14. The assessee further supports its stand by referring to the judgment of the High Court of Delhi in ITR No. 241 of 1975 (CIT v. National Agricultural Co-operative Marketing Federation Ltd., Delhi), decided on April 15, 1981, where, in dealing with a similar claim for exemption by the co-operative federation, it was held that the assessee was entitled to exemption in respect of its activities of marketing of the agricultural produce received, purchased or acquired from its members.
15. The other point to bear in mind, while dealing with this matter is that having regard to the object of the provision for exemption, namely, to encourage co-operative societies, a liberal construction is called for. Counsel for the assessee, in this behalf, referred to such view being expressed by the Supreme Court in CIT v. South Arcot District Co-operative Marketing Society Ltd. [1989] 176 ITR 117, while dealing with the exemption from income-tax of profits derived from letting of godowns or warehouses for storage.
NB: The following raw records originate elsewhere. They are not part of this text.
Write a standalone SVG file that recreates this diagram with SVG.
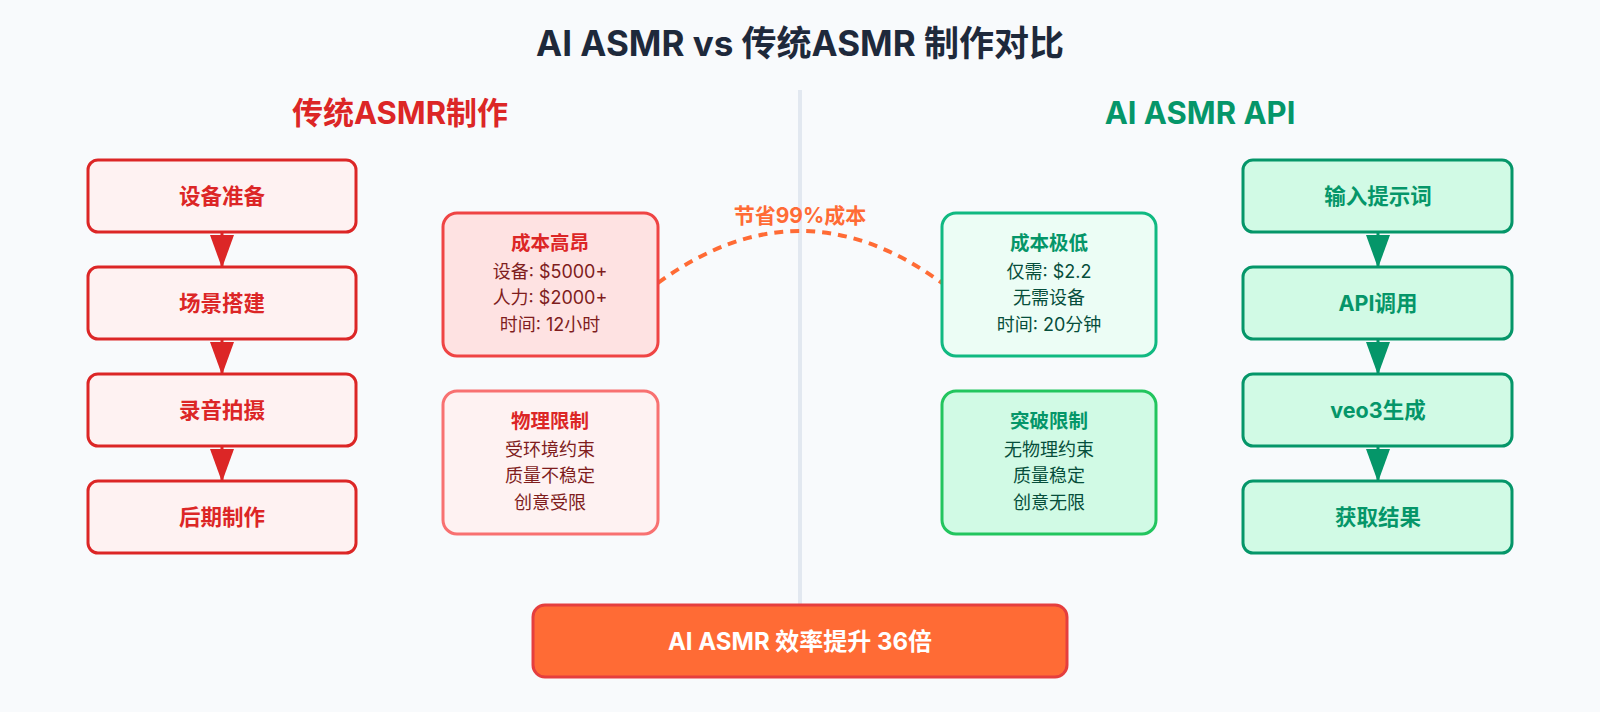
<svg xmlns="http://www.w3.org/2000/svg" width="1600" height="712" viewBox="0 0 1600 712">
<style>
text{font-family:Inter,"Noto Sans CJK SC","Noto Sans",sans-serif;text-anchor:middle;dominant-baseline:central}
.title{font-size:35px;font-weight:700;fill:#1e293b}
.sec{font-size:31px;font-weight:700}
.rbox{fill:#fef2f2;stroke:#dc2626;stroke-width:3}
.gbox{fill:#d1fae5;stroke:#059669;stroke-width:3}
.rt{fill:#dc2626;font-size:21.5px;font-weight:700}
.gt{fill:#059669;font-size:21.5px;font-weight:700}
.ct{font-size:19.5px;font-weight:700}
.cb{font-size:18px}
.rl{stroke:#dc2626;stroke-width:3}
.gl{stroke:#059669;stroke-width:3}
</style>
<defs>
<marker id="ar" markerUnits="userSpaceOnUse" markerWidth="33" markerHeight="24" viewBox="0 0 33 24" refX="33" refY="12" orient="auto"><path d="M0,0 L33,12 L0,24 z" fill="#dc2626"/></marker>
<marker id="ag" markerUnits="userSpaceOnUse" markerWidth="33" markerHeight="24" viewBox="0 0 33 24" refX="33" refY="12" orient="auto"><path d="M0,0 L33,12 L0,24 z" fill="#059669"/></marker>
</defs>
<rect width="1600" height="712" fill="#f8fafc"/>
<text class="title" x="800" y="43">AI ASMR vs 传统ASMR 制作对比</text>
<line x1="800" y1="90" x2="800" y2="606" stroke="#e2e8f0" stroke-width="4"/>
<text class="sec" x="400" y="112" fill="#dc2626">传统ASMR制作</text>
<text class="sec" x="1200" y="112" fill="#059669">AI ASMR API</text>

<g id="connectors">
<line class="rl" x1="222" y1="232" x2="222" y2="268" marker-end="url(#ar)"/>
<line class="rl" x1="222" y1="339" x2="222" y2="375" marker-end="url(#ar)"/>
<line class="rl" x1="222" y1="446" x2="222" y2="482" marker-end="url(#ar)"/>
<line class="gl" x1="1378" y1="232" x2="1378" y2="268" marker-end="url(#ag)"/>
<line class="gl" x1="1378" y1="339" x2="1378" y2="375" marker-end="url(#ag)"/>
<line class="gl" x1="1378" y1="446" x2="1378" y2="482" marker-end="url(#ag)"/>
<path d="M658,283 Q800,179 942,283" fill="none" stroke="#ff6b35" stroke-width="4" stroke-dasharray="9,7"/>
<text x="800" y="215" fill="#ff6b35" font-size="21" font-weight="700">节省99%成本</text>
</g>

<g id="l1"><rect class="rbox" x="88" y="160" width="268" height="72" rx="10"/><text class="rt" x="222" y="196">设备准备</text></g>
<g id="l2"><rect class="rbox" x="88" y="267" width="268" height="72" rx="10"/><text class="rt" x="222" y="303">场景搭建</text></g>
<g id="l3"><rect class="rbox" x="88" y="374" width="268" height="72" rx="10"/><text class="rt" x="222" y="410">录音拍摄</text></g>
<g id="l4"><rect class="rbox" x="88" y="481" width="268" height="72" rx="10"/><text class="rt" x="222" y="517">后期制作</text></g>

<g id="r1"><rect class="gbox" x="1243" y="160" width="269" height="72" rx="10"/><text class="gt" x="1378" y="196">输入提示词</text></g>
<g id="r2"><rect class="gbox" x="1243" y="267" width="269" height="72" rx="10"/><text class="gt" x="1378" y="303">API调用</text></g>
<g id="r3"><rect class="gbox" x="1243" y="374" width="269" height="72" rx="10"/><text class="gt" x="1378" y="410">veo3生成</text></g>
<g id="r4"><rect class="gbox" x="1243" y="481" width="269" height="72" rx="10"/><text class="gt" x="1378" y="517">获取结果</text></g>

<g id="c1"><rect x="443" y="213" width="215" height="143" rx="14" fill="#fee2e2" stroke="#ef4444" stroke-width="3"/>
<text class="ct" x="550" y="243" fill="#dc2626">成本高昂</text>
<text class="cb" x="550" y="271" fill="#7f1d1d">设备: $5000+</text>
<text class="cb" x="550" y="297" fill="#7f1d1d">人力: $2000+</text>
<text class="cb" x="550" y="324" fill="#7f1d1d">时间: 12小时</text></g>
<g id="c2"><rect x="443" y="391" width="215" height="143" rx="14" fill="#fef2f2" stroke="#f87171" stroke-width="3"/>
<text class="ct" x="550" y="421" fill="#dc2626">物理限制</text>
<text class="cb" x="550" y="449" fill="#7f1d1d">受环境约束</text>
<text class="cb" x="550" y="475" fill="#7f1d1d">质量不稳定</text>
<text class="cb" x="550" y="502" fill="#7f1d1d">创意受限</text></g>
<g id="c3"><rect x="942" y="213" width="214" height="143" rx="14" fill="#ecfdf5" stroke="#10b981" stroke-width="3"/>
<text class="ct" x="1049" y="243" fill="#059669">成本极低</text>
<text class="cb" x="1049" y="271" fill="#064e3b">仅需: $2.2</text>
<text class="cb" x="1049" y="297" fill="#064e3b">无需设备</text>
<text class="cb" x="1049" y="324" fill="#064e3b">时间: 20分钟</text></g>
<g id="c4"><rect x="942" y="391" width="214" height="143" rx="14" fill="#d1fae5" stroke="#22c55e" stroke-width="3"/>
<text class="ct" x="1049" y="421" fill="#059669">突破限制</text>
<text class="cb" x="1049" y="449" fill="#064e3b">无物理约束</text>
<text class="cb" x="1049" y="475" fill="#064e3b">质量稳定</text>
<text class="cb" x="1049" y="502" fill="#064e3b">创意无限</text></g>

<g id="bottom"><rect x="533" y="605" width="534" height="72" rx="12" fill="#ff6b35" stroke="#e53e3e" stroke-width="3"/>
<text x="800" y="641" fill="#ffffff" font-size="24" font-weight="700">AI ASMR 效率提升 36倍</text></g>
</svg>
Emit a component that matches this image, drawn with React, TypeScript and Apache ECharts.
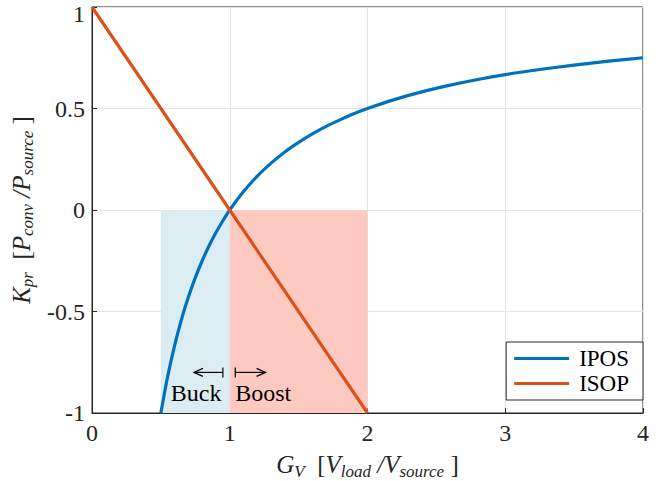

16. It will be seen that in the judicial precedents cited and sought to be relied upon by the Revenue, namely, the three judgments of the High Court of Madhya Pradesh in Kissan Co-operative Rice Mills Ltd. [1976] 103 ITR 264 (MP) ; Mahasamund Kissan Co-operative Rice Mill and Marketing Society Ltd. [1976] 103 ITR 499 (MP) and Keshkal Co-operative Marketing Society Ltd. [ 1987] 165 ITR 437 (MP), as also that of the High Court of Gauhati in Assam Co-operative Apex Marketing Society Ltd. [1977] 110 ITR 33, the concept and scope of the term “marketing” was not at all adverted to, which, in our view, was fundamental to the determination of the issue raised. It is keeping this aspect in view that we are, with respect, constrained to differ from the view expressed therein and to prefer instead to follow the judgment of the High Court of Delhi in National Agricultural Co-operative Marketing Federation Ltd, (ITR No, 241 of 1975–15-4-1981) and that of the High Court of Gujarat in Karjan Cooperative Cotton Sale, Ginning and Pressing Society Ltd. [1981] 129 ITR 821 and consequently answer the reference in the affirmative, in favour of the assessee and against the Revenue. There will, however, be no order as to costs.